### DATA SHOWN
· · · ·

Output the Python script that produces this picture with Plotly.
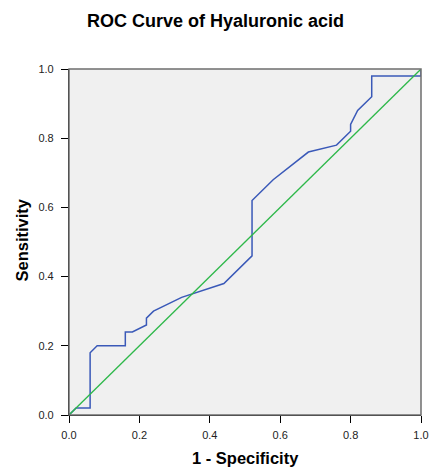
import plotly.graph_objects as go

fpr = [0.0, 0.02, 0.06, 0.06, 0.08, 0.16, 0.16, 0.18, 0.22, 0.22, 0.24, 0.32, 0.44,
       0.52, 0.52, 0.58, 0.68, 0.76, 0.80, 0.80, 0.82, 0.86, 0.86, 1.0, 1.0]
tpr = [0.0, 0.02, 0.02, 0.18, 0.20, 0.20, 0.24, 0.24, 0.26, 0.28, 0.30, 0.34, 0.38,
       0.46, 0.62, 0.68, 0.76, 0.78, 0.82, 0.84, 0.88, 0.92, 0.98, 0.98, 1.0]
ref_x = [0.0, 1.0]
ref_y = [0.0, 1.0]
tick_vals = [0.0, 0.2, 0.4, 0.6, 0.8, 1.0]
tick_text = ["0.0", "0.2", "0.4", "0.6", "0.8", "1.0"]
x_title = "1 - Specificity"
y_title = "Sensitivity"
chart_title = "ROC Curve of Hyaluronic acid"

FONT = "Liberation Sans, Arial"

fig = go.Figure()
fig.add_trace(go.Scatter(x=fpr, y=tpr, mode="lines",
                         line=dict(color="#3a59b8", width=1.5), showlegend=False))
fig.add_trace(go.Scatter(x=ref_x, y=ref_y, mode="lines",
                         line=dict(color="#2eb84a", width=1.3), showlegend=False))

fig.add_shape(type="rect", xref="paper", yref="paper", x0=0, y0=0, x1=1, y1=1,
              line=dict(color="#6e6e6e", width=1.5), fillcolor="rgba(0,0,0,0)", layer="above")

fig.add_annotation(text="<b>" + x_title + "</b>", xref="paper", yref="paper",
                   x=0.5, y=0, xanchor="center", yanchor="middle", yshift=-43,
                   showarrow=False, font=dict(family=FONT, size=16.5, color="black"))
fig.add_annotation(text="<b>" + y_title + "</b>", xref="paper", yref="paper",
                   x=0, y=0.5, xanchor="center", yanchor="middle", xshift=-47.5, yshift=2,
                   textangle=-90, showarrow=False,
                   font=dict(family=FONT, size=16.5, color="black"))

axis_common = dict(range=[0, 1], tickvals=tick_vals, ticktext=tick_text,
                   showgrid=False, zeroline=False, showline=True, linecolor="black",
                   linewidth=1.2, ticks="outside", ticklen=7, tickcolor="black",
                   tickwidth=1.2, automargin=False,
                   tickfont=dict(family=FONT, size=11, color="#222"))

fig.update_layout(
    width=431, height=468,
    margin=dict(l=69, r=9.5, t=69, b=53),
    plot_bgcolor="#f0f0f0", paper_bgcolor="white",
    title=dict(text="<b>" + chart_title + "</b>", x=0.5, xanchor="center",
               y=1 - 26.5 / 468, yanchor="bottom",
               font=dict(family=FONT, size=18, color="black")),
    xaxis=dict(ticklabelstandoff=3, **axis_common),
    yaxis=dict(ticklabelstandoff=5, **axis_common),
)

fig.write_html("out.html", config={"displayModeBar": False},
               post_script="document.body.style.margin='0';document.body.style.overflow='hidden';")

· · · ·

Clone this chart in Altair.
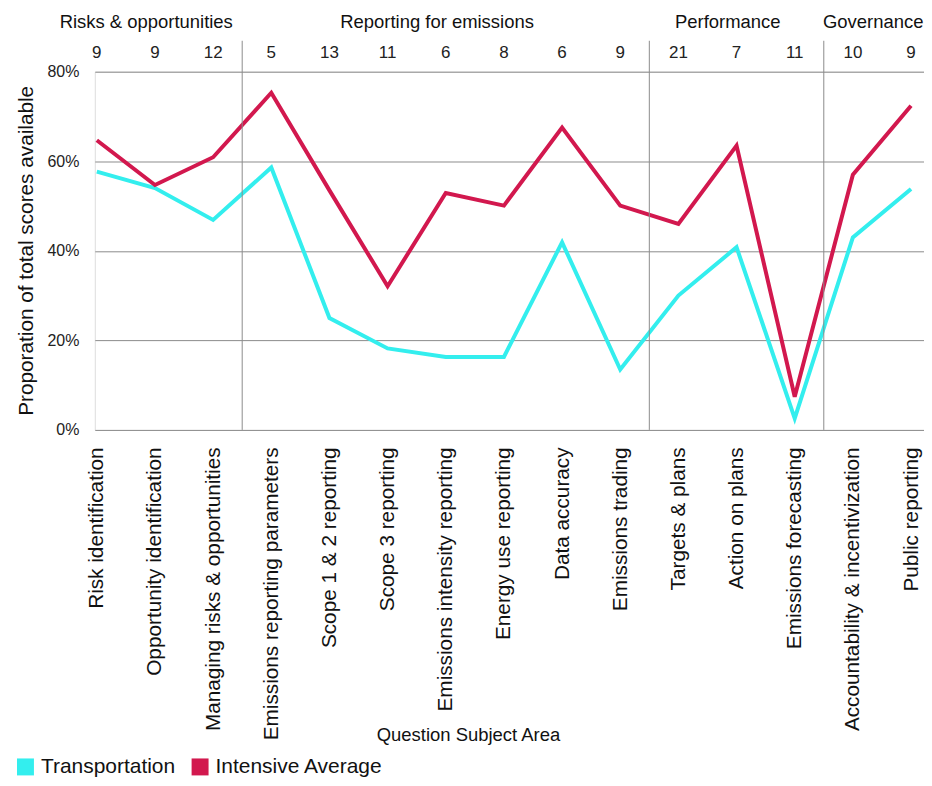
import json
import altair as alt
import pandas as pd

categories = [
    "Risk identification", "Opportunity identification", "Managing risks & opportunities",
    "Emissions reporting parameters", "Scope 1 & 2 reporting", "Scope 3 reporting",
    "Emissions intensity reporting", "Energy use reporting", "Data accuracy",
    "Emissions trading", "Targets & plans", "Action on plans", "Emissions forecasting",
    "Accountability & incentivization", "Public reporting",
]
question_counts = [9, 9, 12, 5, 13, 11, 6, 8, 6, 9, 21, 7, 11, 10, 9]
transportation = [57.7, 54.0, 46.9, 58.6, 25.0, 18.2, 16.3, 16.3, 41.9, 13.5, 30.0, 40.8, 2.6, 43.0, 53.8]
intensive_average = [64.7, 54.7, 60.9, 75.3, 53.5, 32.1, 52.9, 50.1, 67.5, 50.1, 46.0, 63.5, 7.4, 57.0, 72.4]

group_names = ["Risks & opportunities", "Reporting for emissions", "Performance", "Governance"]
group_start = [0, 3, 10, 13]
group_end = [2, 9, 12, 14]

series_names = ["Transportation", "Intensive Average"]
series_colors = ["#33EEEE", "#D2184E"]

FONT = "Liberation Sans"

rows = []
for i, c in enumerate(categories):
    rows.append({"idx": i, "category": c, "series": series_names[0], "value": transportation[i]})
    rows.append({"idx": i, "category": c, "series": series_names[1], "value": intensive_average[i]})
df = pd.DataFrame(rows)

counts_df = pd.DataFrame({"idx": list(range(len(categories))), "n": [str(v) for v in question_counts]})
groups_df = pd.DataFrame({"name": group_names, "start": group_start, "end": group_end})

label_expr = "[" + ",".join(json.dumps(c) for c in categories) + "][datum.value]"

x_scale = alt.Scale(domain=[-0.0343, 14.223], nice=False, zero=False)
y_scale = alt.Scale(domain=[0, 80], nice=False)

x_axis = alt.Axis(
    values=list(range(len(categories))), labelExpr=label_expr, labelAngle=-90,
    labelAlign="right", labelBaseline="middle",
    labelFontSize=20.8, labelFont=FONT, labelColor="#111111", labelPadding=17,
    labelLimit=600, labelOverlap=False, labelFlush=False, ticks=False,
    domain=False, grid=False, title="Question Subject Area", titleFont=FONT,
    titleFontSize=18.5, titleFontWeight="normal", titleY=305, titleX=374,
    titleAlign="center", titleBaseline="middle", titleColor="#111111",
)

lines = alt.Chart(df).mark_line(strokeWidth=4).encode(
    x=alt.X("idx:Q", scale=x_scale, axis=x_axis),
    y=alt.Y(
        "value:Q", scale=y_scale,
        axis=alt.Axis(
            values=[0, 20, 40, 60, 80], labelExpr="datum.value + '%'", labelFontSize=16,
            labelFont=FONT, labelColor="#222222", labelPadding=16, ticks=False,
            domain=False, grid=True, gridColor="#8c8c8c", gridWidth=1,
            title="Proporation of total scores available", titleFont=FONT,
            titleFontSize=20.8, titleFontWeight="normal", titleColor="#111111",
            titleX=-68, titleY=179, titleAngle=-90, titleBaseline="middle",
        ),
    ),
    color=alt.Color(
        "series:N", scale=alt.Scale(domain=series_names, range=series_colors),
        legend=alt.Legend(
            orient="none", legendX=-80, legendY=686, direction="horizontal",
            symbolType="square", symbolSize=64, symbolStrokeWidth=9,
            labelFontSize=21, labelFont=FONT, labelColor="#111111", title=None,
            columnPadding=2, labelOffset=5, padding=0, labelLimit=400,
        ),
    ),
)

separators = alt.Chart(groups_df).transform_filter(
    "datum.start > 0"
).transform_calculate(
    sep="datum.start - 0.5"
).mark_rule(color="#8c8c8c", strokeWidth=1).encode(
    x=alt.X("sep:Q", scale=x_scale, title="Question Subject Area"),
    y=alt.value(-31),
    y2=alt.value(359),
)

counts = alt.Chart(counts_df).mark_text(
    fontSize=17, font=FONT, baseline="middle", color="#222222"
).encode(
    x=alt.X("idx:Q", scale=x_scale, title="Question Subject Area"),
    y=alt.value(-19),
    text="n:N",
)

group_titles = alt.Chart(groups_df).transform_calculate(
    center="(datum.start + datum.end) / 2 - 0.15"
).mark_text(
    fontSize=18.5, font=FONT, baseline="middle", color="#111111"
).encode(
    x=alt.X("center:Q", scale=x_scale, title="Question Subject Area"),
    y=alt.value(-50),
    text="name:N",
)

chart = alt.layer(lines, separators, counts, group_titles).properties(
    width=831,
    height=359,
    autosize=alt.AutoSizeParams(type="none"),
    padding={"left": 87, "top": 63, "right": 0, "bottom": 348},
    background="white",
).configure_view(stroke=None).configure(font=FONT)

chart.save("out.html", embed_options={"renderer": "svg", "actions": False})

· · · ·

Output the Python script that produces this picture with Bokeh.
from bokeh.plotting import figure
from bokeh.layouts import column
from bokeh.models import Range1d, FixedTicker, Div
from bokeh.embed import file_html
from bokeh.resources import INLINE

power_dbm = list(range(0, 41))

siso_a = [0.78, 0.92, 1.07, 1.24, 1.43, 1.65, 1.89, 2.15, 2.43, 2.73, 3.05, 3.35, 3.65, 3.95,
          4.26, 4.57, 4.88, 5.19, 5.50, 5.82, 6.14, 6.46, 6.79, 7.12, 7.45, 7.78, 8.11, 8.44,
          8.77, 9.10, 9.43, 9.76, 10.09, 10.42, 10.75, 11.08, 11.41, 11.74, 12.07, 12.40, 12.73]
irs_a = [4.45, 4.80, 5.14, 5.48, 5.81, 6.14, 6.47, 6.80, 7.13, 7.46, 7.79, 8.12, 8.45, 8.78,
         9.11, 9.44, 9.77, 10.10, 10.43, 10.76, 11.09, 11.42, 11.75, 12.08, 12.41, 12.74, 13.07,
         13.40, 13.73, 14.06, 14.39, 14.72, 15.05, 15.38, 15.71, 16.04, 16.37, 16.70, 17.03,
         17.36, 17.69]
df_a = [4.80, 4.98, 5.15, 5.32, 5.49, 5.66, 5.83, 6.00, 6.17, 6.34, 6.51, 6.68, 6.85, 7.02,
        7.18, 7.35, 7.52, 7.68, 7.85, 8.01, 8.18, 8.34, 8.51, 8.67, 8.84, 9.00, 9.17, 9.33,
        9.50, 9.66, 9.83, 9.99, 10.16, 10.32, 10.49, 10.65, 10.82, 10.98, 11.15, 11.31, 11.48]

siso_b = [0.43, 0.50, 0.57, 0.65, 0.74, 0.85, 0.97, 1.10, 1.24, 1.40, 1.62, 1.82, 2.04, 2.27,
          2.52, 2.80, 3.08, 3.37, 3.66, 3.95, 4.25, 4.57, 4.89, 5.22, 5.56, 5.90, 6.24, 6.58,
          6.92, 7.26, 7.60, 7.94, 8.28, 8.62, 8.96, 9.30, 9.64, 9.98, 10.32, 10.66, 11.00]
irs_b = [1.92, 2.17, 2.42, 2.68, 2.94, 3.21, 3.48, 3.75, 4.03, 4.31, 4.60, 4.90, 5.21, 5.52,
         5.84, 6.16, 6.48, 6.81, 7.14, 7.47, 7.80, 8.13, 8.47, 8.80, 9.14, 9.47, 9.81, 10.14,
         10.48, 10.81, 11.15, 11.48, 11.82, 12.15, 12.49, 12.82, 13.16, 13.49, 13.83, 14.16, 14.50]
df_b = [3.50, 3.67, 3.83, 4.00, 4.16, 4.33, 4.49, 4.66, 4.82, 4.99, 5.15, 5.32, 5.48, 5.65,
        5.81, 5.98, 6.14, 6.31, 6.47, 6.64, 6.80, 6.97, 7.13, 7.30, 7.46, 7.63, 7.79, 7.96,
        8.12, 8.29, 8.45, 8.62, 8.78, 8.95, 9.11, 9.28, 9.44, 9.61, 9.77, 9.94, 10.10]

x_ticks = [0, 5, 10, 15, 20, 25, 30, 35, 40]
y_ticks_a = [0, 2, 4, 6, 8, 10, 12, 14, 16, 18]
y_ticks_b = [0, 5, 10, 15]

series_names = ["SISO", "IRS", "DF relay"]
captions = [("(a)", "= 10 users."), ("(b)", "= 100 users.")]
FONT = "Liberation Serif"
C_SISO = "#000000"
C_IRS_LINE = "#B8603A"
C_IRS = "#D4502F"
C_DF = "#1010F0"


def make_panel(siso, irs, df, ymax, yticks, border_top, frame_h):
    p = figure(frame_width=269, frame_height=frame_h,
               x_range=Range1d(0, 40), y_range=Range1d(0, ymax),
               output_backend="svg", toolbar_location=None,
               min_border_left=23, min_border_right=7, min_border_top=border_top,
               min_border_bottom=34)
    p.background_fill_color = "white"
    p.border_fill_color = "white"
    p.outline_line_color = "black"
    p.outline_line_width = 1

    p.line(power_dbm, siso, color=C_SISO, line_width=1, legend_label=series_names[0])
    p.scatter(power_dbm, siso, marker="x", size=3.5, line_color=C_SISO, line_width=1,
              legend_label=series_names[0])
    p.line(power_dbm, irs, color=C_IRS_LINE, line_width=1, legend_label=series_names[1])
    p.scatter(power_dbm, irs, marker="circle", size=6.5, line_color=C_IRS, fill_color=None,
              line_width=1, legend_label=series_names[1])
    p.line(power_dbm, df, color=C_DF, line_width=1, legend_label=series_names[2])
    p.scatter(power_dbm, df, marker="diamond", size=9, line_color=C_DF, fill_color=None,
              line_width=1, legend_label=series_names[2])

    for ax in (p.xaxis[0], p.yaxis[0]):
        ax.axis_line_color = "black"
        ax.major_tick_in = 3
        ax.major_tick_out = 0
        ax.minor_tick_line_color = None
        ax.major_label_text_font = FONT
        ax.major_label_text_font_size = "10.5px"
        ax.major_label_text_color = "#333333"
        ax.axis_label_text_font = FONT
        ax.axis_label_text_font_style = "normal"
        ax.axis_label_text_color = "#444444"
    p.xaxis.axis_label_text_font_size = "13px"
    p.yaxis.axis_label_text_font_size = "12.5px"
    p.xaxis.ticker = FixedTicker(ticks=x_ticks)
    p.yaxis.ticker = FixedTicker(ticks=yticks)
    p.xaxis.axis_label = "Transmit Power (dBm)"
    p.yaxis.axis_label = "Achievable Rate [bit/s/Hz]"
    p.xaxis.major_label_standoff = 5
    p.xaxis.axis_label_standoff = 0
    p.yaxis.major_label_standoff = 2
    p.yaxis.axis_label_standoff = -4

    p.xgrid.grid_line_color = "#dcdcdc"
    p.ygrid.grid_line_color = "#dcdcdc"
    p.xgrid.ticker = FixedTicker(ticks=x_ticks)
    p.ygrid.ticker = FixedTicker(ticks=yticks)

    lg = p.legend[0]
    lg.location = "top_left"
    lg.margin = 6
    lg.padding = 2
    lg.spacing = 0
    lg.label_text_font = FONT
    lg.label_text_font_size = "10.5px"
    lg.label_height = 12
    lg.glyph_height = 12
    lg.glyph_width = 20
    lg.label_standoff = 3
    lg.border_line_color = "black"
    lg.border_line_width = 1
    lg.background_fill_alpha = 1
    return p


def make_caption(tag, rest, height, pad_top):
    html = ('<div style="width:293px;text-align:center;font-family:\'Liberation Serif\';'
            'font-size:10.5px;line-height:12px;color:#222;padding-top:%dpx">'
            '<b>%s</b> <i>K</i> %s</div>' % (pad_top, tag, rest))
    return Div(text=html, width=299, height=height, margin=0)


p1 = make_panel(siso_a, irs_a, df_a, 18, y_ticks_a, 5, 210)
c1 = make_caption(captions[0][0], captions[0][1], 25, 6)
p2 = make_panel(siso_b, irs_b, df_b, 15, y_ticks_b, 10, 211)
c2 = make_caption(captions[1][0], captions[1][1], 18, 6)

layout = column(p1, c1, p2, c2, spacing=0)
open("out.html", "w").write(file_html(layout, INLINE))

· · · ·

### JOB
Copy out only the lines from the one containing "Clone this chart in Altair." through the one containing "c in categories)", exactly, with both ends. Any picture is left out.

### ANSWER
Clone this chart in Altair.
import json
import altair as alt
import pandas as pd

categories = [
    "Risk identification", "Opportunity identification", "Managing risks & opportunities",
    "Emissions reporting parameters", "Scope 1 & 2 reporting", "Scope 3 reporting",
    "Emissions intensity reporting", "Energy use reporting", "Data accuracy",
    "Emissions trading", "Targets & plans", "Action on plans", "Emissions forecasting",
    "Accountability & incentivization", "Public reporting",
]
question_counts = [9, 9, 12, 5, 13, 11, 6, 8, 6, 9, 21, 7, 11, 10, 9]
transportation = [57.7, 54.0, 46.9, 58.6, 25.0, 18.2, 16.3, 16.3, 41.9, 13.5, 30.0, 40.8, 2.6, 43.0, 53.8]
intensive_average = [64.7, 54.7, 60.9, 75.3, 53.5, 32.1, 52.9, 50.1, 67.5, 50.1, 46.0, 63.5, 7.4, 57.0, 72.4]

group_names = ["Risks & opportunities", "Reporting for emissions", "Performance", "Governance"]
group_start = [0, 3, 10, 13]
group_end = [2, 9, 12, 14]

series_names = ["Transportation", "Intensive Average"]
series_colors = ["#33EEEE", "#D2184E"]

FONT = "Liberation Sans"

rows = []
for i, c in enumerate(categories):
    rows.append({"idx": i, "category": c, "series": series_names[0], "value": transportation[i]})
    rows.append({"idx": i, "category": c, "series": series_names[1], "value": intensive_average[i]})
df = pd.DataFrame(rows)

counts_df = pd.DataFrame({"idx": list(range(len(categories))), "n": [str(v) for v in question_counts]})
groups_df = pd.DataFrame({"name": group_names, "start": group_start, "end": group_end})

label_expr = "[" + ",".join(json.dumps(c) for c in categories) + "][datum.value]"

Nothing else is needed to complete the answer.